17/07/2019

O que o Teide tem



A maioria de nós teria decerto dificuldade em viver alguns meses ao relento sob intenso frio e neve (algo que os esquimós conseguem fazer assobiando), aguentando logo depois, e durante o resto do ano, um calor implacável e uma secura extrema (que não atrapalham quem vive junto ao Equador, a saltitar entre riachos e cachoeiras). É a mudança repentina de um regime para outro que não parece ser uma experiência inscrita nos nossos genes, para a qual tenhamos adquirido um meio rápido de adaptação. Pelo contrário, há plantas que resolveram esse problema climático, apesar da sua inexorável imobilidade, permitindo-lhe sobreviver em paragens assim hostis. E algumas até têm um aspecto bastante frágil. Ora veja.



Descurainia bourgeauana (E. Fourn.) O. E. Schulz



Nepeta teydea Webb & Berthel.


No topo da Montanha Branca, no Parque Nacional do Teide, em Tenerife, o que nos rodeia é um mar silencioso de areia cor-de-argila cuja claridade agride os olhos e, já em Maio, é insuportavelmente quente.
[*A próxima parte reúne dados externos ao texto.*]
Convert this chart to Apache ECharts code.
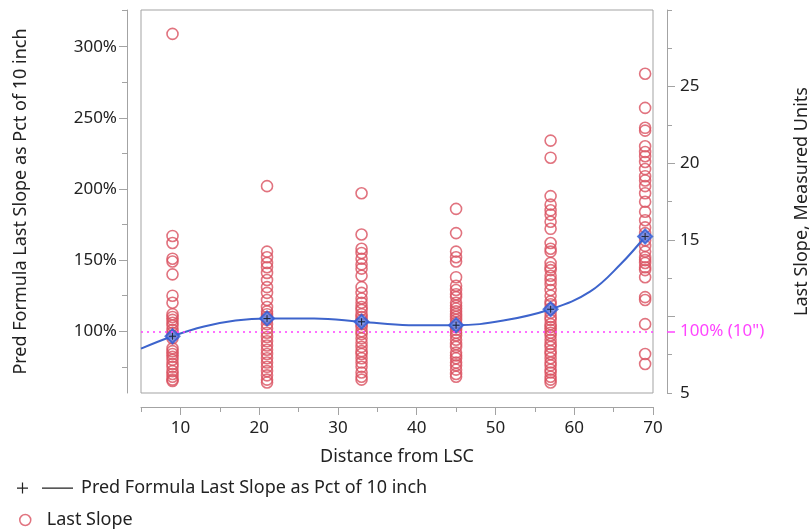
<!DOCTYPE html>
<html><head><meta charset="utf-8">
<script src="https://cdn.jsdelivr.net/npm/echarts@6/dist/echarts.min.js"></script>
<style>html,body{margin:0;padding:0;background:#fff}#c{width:810px;height:532px}</style>
</head><body><div id="c"></div>
<script>
// ---- data ----
const distances = [9, 21, 33, 45, 57, 69];
const slopesAt9  = [309,167,162,151,149,140,125,120,112,110,108,106,104,101,99,97,95,88,86,84,82,80,77,75,72,70,68,66,65];
const slopesAt21 = [202,156,152,148,145,141,136,131,127,122,117,114,112,110,108,105,102,99,96,93,90,87,84,81,78,75,72,69,66,64];
const slopesAt33 = [197,168,158,155,151,147,144,139,131,127,123,120,117,115,112,110,108,105,103,100,98,95,92,89,86,84,81,78,75,71,68,66];
const slopesAt45 = [186,169,156,152,149,138,132,129,126,124,120,118,116,114,112,110,108,106,103,101,99,97,94,91,89,85,83,81,78,76,73,70,68];
const slopesAt57 = [234,222,195,189,185,182,177,172,162,158,156,148,145,143,139,136,133,129,125,121,119,116,113,110,108,105,103,101,99,97,94,91,89,86,84,81,78,76,73,71,68,66,64];
const slopesAt69 = [281,257,243,241,230,226,223,219,214,209,206,202,197,191,184,178,173,169,164,160,156,152,150,148,145,143,138,124,122,105,84,77];
const predCurveX = [5, 9, 13, 17, 21, 27, 33, 39, 45, 51, 57, 62, 66, 69];
const predCurveY = [87.8, 96.5, 103.3, 107.5, 109, 109, 106.7, 104.3, 104.2, 107.5, 115.5, 127.8, 147.8, 166.6];
const predAtDistance = [96.5, 109, 106.7, 104.2, 115.5, 166.6];
const xTicks = [10, 20, 30, 40, 50, 60, 70];
const xMinorTicks = [5, 15, 25, 35, 45, 55, 65];
const leftTicks = [100, 150, 200, 250, 300];
const leftMinorTicks = [75, 125, 175, 225, 275, 325.8];
const rightLabels = [5, 15, 20, 25];
const rightTicks = [10, 15, 20, 25];
const rightMinorTicks = [5, 7.5, 12.5, 17.5, 22.5, 27.5, 30];
const refValue = 100;
const refLabel = '100% (10")';

const columns = [slopesAt9, slopesAt21, slopesAt33, slopesAt45, slopesAt57, slopesAt69];
const scatterData = [];
columns.forEach((col, i) => col.forEach(v => scatterData.push([distances[i], v])));
const curveData = predCurveX.map((x, i) => [x, predCurveY[i]]);
const markerData = distances.map((x, i) => [x, predAtDistance[i]]);

const FONT = 'Noto Sans';
const TXT = '#222';
const AX = '#a3a3a3';
const RED = '#d9505f';
const L_MIN = 56.6, L_MAX = 325.8;
const TICK_FS = 17, NAME_FS = 18;

function axisBase(extra) {
  return Object.assign({
    type: 'value', splitLine: {show: false},
    axisLine: {show: false, lineStyle: {color: AX, width: 1}},
  }, extra);
}

const chart = echarts.init(document.getElementById('c'));
chart.setOption({
  animation: false,
  textStyle: {fontFamily: FONT},
  grid: {left: 141, right: 157, top: 10, bottom: 139, outerBoundsMode: 'none', containLabel: false,
    show: true, borderColor: AX, borderWidth: 1, backgroundColor: '#fff'},
  xAxis: [
    axisBase({min: 5, max: 70, position: 'bottom', offset: 14,
      axisLine: {show: true, lineStyle: {color: AX}},
      axisTick: {customValues: xTicks, length: 8, lineStyle: {color: AX}},
      axisLabel: {customValues: xTicks, margin: 13, fontSize: TICK_FS, color: TXT, fontFamily: FONT},
      name: 'Distance from LSC', nameLocation: 'middle', nameGap: 41,
      nameTextStyle: {fontSize: NAME_FS, color: TXT, fontFamily: FONT}}),
    axisBase({min: 5, max: 70, position: 'bottom', offset: 14,
      axisTick: {customValues: xMinorTicks, length: 5, lineStyle: {color: AX}},
      axisLabel: {show: false}})
  ],
  yAxis: [
    axisBase({min: L_MIN, max: L_MAX, position: 'left', offset: 14,
      axisLine: {show: true, lineStyle: {color: AX}},
      axisTick: {customValues: leftTicks, length: 8, lineStyle: {color: AX}},
      axisLabel: {customValues: leftTicks, formatter: '{value}%', margin: 10, fontSize: TICK_FS, color: TXT, fontFamily: FONT},
      name: 'Pred Formula Last Slope as Pct of 10 inch', nameLocation: 'middle', nameGap: 97,
      nameTextStyle: {fontSize: NAME_FS, color: TXT, fontFamily: FONT}}),
    axisBase({min: L_MIN, max: L_MAX, position: 'left', offset: 14,
      axisTick: {customValues: leftMinorTicks, length: 5, lineStyle: {color: AX}},
      axisLabel: {show: false}}),
    axisBase({min: 5, max: 30, position: 'right', offset: 14,
      axisLine: {show: true, lineStyle: {color: AX}},
      axisTick: {customValues: rightTicks, length: 8, lineStyle: {color: AX}},
      axisLabel: {customValues: rightLabels, margin: 13, fontSize: TICK_FS, color: TXT, fontFamily: FONT},
      name: 'Last Slope, Measured Units', nameLocation: 'middle', nameGap: 126,
      nameTextStyle: {fontSize: NAME_FS, color: TXT, fontFamily: FONT}}),
    axisBase({min: 5, max: 30, position: 'right', offset: 14,
      axisTick: {customValues: rightMinorTicks, length: 5, lineStyle: {color: AX}},
      axisLabel: {show: false}}),
    axisBase({min: L_MIN, max: L_MAX, position: 'right', offset: 14,
      axisTick: {customValues: [refValue], length: 8, lineStyle: {color: '#ff44ff', width: 1.5}},
      axisLabel: {customValues: [refValue], formatter: () => refLabel, margin: 13, fontSize: TICK_FS, color: '#ff44ff', fontFamily: FONT}})
  ],
  legend: [
    {left: 17, top: 479, padding: 0, itemWidth: 56, itemHeight: 11, selectedMode: false,
      textStyle: {fontSize: NAME_FS, color: TXT, fontFamily: FONT, padding: [0, 0, 0, 3]},
      data: [{name: 'Pred Formula Last Slope as Pct of 10 inch',
        icon: 'path://M0,5h11v1.2h-11z M4.9,0h1.2v11h-1.2z M25,5h31v1.2h-31z',
        itemStyle: {color: '#222', borderWidth: 0}}]},
    {left: 19, top: 511, padding: 0, itemWidth: 11, itemHeight: 11, selectedMode: false,
      textStyle: {fontSize: NAME_FS, color: TXT, fontFamily: FONT, padding: [0, 0, 0, 11]},
      data: [{name: 'Last Slope', icon: 'circle',
        itemStyle: {color: 'rgba(0,0,0,0)', borderColor: RED, borderWidth: 1.5}}]}
  ],
  series: [
    {name: 'Last Slope', type: 'scatter', xAxisIndex: 0, yAxisIndex: 0, data: scatterData,
      symbol: 'circle', symbolSize: 11,
      itemStyle: {color: 'rgba(0,0,0,0)', borderColor: RED, borderWidth: 1.6},
      markLine: {silent: true, symbol: 'none', label: {show: false},
        lineStyle: {type: [2, 4], color: '#ff40ff', width: 1.5},
        data: [{yAxis: refValue}]}, z: 2},
    {name: 'Pred Formula Last Slope as Pct of 10 inch', type: 'line', xAxisIndex: 0, yAxisIndex: 0,
      data: curveData, smooth: 0.4, showSymbol: false,
      lineStyle: {color: '#3d64cc', width: 2}, itemStyle: {color: '#3d64cc'}, z: 3},
    {name: 'predMarkers', type: 'scatter', xAxisIndex: 0, yAxisIndex: 0, data: markerData,
      symbol: 'diamond', symbolSize: 14,
      itemStyle: {color: '#5f86e8', borderColor: '#2f5bd6', borderWidth: 2}, z: 4},
    {name: 'predPlus', type: 'scatter', xAxisIndex: 0, yAxisIndex: 0, data: markerData,
      symbol: 'path://M0,3.4h8v1.2h-8z M3.4,0h1.2v8h-1.2z', symbolSize: 7,
      itemStyle: {color: '#111'}, z: 5}
  ]
});
</script></body></html>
Mas, entre pausas e muitos goles de água, conseguimos reparar que há afinal plantas tenazes que aqui vivem, e em alguns padrões curiosos: a maioria das plantas hiberna no Inverno, e a floração é curta; a ramagem nova dos raros arbustos (giestas ou retamas) forma uns almofadões densos mas rasteiros; outras plantas têm raízes longas e ondulantes que espreitam entre os torrões secos; outras apresentam folhas pequenas, cobertas de penugem, em compactos arranjos basais; e é frequente a opção de não se desfazerem das partes secas, sejam elas ramos ou cápsulas de frutos já vazias, que se inclinam para o centro da planta e aí despejam toda a água que conseguem captar. Obviamente, estes estratagemas servem para proteger as plantas de ventos fortes (como os que sopram nos desertos e que no cume do Teide são assíduos) e da elevada radiação solar, ao mesmo tempo que lhes permitem reter a humidade do ar, reduzir a perda de água por transpiração e assegurar alguma ração de água.

Terá sido um processo gradual de colonização, com sucessos e recuos. A paisagem vegetal do Teide oferece ocasião, como as ilhas Galápagos noutro século, para uma aventurosa lição (até em férias) sobre a evolução da natureza em circunstâncias adversas.